Ora, a mio avviso, nel film assistiamo proprio a questa contrapposizione: il "piano di sotto", cioè il ristorante, il mondo di Albert, è dominato dalla presenza ingombrante di un quadro (mi pare che sia La lezione di anatomia del dottor Nicolaus Tulp, di Rembrant, ma non vorrei sbagliarmi), mentre il "piano di sopra", cioè l'anima, il luogo nel quale i due amanti si rifugiano per sfuggire ad Albert, è appunto una biblioteca, la stanza della lettura di cui parlava Leibniz.

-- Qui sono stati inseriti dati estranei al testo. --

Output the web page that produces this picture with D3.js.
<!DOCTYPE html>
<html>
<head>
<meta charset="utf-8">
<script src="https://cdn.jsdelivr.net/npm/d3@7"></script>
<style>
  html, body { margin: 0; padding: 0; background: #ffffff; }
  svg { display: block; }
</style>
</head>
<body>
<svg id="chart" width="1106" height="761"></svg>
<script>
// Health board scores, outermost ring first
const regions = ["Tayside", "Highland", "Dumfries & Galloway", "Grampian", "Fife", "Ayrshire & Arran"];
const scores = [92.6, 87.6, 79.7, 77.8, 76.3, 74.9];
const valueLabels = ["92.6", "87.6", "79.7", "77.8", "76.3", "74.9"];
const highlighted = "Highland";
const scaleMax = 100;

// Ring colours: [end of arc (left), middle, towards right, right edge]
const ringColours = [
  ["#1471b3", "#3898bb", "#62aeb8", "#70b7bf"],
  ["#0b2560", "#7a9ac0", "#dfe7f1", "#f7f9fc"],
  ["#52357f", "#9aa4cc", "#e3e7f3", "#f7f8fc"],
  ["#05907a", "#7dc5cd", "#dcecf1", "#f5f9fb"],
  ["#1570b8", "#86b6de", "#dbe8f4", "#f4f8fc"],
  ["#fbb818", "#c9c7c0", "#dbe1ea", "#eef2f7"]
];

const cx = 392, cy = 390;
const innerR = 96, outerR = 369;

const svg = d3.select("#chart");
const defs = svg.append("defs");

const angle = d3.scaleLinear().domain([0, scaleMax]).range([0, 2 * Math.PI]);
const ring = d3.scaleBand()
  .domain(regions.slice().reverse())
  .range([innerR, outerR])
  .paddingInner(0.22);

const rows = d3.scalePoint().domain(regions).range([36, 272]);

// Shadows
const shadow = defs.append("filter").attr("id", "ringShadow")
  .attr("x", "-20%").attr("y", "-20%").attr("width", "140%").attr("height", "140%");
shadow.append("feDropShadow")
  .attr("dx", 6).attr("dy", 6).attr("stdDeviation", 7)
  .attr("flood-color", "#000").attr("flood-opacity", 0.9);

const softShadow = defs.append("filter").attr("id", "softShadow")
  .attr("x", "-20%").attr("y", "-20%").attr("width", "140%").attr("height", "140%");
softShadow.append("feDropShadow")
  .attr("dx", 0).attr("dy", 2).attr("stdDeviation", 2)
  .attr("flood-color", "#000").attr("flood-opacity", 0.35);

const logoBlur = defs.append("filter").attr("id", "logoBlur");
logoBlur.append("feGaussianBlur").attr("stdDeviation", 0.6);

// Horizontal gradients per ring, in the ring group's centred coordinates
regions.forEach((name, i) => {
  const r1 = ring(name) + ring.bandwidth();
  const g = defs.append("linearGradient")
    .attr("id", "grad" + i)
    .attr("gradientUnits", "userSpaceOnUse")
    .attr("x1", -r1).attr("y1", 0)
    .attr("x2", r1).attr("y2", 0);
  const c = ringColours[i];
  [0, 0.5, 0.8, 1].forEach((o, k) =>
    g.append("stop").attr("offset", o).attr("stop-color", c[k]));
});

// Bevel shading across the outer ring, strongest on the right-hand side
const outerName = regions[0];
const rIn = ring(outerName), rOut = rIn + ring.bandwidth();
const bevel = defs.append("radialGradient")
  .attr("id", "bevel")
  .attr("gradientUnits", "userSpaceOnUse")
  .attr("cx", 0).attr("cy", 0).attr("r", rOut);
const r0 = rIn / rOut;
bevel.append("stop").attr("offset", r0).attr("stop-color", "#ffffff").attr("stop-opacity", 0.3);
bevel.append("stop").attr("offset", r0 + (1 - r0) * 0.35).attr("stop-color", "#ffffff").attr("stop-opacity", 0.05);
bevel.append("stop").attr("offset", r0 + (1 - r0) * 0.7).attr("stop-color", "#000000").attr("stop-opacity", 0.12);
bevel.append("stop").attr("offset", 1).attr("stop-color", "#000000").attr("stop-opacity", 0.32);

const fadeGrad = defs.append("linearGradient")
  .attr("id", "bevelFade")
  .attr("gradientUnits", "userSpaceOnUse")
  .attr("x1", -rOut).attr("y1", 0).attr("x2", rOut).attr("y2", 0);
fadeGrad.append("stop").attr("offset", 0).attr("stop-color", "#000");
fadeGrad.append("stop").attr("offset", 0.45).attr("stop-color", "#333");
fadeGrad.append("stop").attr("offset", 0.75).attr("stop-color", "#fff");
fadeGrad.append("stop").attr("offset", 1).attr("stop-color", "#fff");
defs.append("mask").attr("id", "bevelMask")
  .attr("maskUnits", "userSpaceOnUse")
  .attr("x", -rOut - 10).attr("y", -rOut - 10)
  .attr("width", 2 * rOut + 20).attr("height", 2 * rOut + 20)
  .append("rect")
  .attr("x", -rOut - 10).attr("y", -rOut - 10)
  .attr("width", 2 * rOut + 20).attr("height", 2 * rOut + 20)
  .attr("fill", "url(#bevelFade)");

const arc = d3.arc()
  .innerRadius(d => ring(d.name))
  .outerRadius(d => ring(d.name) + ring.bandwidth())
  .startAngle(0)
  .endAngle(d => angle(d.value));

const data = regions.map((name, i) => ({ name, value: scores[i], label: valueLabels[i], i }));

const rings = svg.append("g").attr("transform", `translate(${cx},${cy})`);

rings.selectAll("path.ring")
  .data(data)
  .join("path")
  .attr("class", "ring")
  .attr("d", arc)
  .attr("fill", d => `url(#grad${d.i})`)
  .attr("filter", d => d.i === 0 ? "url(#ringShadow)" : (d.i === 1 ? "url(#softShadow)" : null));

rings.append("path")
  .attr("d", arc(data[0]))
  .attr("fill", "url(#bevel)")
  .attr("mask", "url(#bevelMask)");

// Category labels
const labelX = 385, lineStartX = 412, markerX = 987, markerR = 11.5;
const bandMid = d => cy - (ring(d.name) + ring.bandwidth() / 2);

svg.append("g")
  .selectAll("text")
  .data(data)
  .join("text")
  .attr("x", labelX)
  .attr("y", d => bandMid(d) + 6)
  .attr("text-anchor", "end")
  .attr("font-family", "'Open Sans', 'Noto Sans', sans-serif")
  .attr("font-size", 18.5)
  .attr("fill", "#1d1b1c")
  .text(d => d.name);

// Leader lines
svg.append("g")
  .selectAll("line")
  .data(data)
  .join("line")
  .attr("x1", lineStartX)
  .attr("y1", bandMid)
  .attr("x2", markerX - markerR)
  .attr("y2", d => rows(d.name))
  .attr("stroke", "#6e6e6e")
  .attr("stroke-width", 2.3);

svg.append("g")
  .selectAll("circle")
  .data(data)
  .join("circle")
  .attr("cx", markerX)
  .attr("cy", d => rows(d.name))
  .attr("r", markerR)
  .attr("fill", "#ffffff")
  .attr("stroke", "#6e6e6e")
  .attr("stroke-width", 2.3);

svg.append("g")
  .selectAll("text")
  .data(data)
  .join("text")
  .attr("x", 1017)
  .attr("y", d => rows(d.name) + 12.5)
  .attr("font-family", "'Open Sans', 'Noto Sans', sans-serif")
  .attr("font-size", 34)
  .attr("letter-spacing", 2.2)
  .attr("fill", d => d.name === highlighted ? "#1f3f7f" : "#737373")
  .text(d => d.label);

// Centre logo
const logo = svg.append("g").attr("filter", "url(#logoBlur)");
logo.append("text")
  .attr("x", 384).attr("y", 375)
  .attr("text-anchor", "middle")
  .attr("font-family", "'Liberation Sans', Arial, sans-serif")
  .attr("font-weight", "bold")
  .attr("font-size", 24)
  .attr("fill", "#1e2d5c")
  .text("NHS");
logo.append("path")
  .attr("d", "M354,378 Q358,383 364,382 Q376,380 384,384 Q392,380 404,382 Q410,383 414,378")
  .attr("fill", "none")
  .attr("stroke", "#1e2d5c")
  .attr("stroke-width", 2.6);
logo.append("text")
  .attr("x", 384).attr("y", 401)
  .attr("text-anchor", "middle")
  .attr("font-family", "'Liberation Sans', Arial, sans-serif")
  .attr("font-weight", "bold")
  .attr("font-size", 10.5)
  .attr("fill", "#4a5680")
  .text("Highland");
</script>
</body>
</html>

Inoltre c'è anche da sottolineare come questa dicotomia sotto-sopra rimandi, dal punto di vista cromatico, a quella inferno-paradiso, contrapposizione che subisce una variazione quando i due approdano nella biblioteca: mentre all'inizio la contrapposizione è fra il rosso sanguigno del ristorante-inferno e il celeste del bagno pubblico-paradiso, alla fine è la biblioteca ad essere dominata dal rosso, probabilmente per via del collegamento e della fusione fra la componente "materica" e quella spirituale interna alla monade stessa, laddove nella prima sarebbe presente la seconda e viceversa.
Questi riferimento alla monade leibniziana (che, vi giuro, è un'intuizione mia e non l'ho fregata a nessuno!!!), rimanderebbe indirettamente a un sostanziale barocchismo del film, visto che, come sostiene Deleuze (per caso si era capito che sto leggendo il libro di Deleuze su Leibniz?), il pensiero leibniziano è alla base del Barocco, alla sua filosofia ed espressione artistica. Ma nel film, il barocchismo, che si esprime anche nella sovrabbondanza visiva, nel traboccare di oggetti all'interno di ogni singola inquadratura e nella sontuosità visiva conferitagli dalla fotografia di Sacha Vierny, oltre che dai costumi piuttosto tendenti alla fastosità, così come da un figurativismo onirico che sembra di matrice tipicamente surrealista, si scontrerebbe col rigore assoluto e la razionalità della messinscena, contrasto che caratterizza tutta l'opera di Greenaway (tanto che qualcuno lo ha definito "un surrealista che gira col rigore di un razionalista del Settecento"), e che si esprime anche in quella sintesi tra barocco e minimalismo presente nella magnifica colonna sonora di Michael Nyman, probabilmente una delle più belle del musicista.

Per concludere, resta solo da analizzare la figura del cuoco, e per fare ciò magari riporto le parole dello stsso Greenaway:"nel film "Il cuoco, il ladro, sua moglie l'amante", il cuoco c'est moi! Prendo i miei ospiti, li porto al cinema, li faccio sedere e annuncio loro: ecco la cena, ecco il film. Fare accomodare la gente in una sala è come metterli attorno a una tavola. Ecco qui, vi presento questa cosa, digeritela. Se volete vomitare, potete andare alle toilettes...".